In honor of National Manufacturing Day, Timpte recently opened its doors allowing people to tour its David City facility’s state-of-the-art fabrication equipment and robotics.

The first official manufacturing day was celebrated in New Jersey in 2012. Former President Barack Obama signed a presidential proclamation making it a national day in 2014. It is observed annually on the first Friday in October.

Timpte was founded in 1888 and has been manufacturing bulk commodity trailers for more than 130 years. The manufacturing plant in David City was established in 1978 and covers over 40 acres. Timpte employee Jenni Demaray said more than 200 people work at the factory. Officials are able to roll out a completed trailer every 30 minutes and produce up to 18 trailers a day.

“It’s kind of David City’s bread and butter. We are the biggest manufacturing company (here),” Demaray said. “So it’s kind of neat for people who have never been in here before.”

Lisa Stallbaum, of David City, said she decided to come out for the tour because she was curious “just to see what they really do.”

Barb Brecka and Louie Brecka, of Octavia, also came out for the tour. Louie said he came out for the Timpte tour last year.

“Yeah, if you’ve never seen the inside, it’s quite interesting,” he said about the factory tour. “The robots are fun to watch.”

Don Taylor and Jo Taylor, of David City, were interested in seeing how the factory has changed over time. Don said he worked at the factory seven years ago and was interested in how the facility has evolved with the implementation of robotic machinery.

Last year, it was reported by The Banner-Press that the factory initiated a plan to change up the workflow of the facility. The goal was to improve productivity. The $1 million project 180 moved workstations around and resulted in the installation of a dozen stations featuring robotic equipment.

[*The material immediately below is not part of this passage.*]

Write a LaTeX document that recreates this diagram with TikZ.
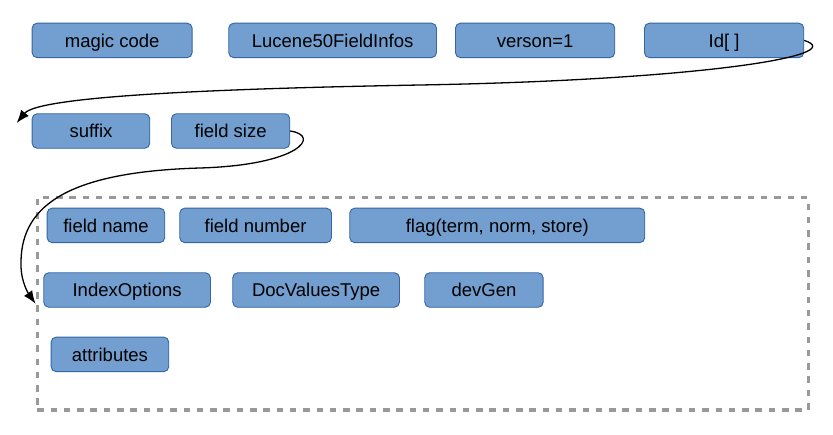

Timpte employee and tour guide Gerardo Ramos said most of the welding done at the plant is now primarily performed by robots. He said the workstation move was beneficial to the plant and the introduction of more robotic machinery allowed for workers to be more efficient rather than putting them out of a job.

“We freed up a lot of people to build trailers and we’re not really putting people out of jobs, we’re just moving them around,” he said about the increasing use of robotics at the factory. “There are two ways you can look at that, where you’re putting people out of jobs or where you’re moving them around to where you can get more use out of them.”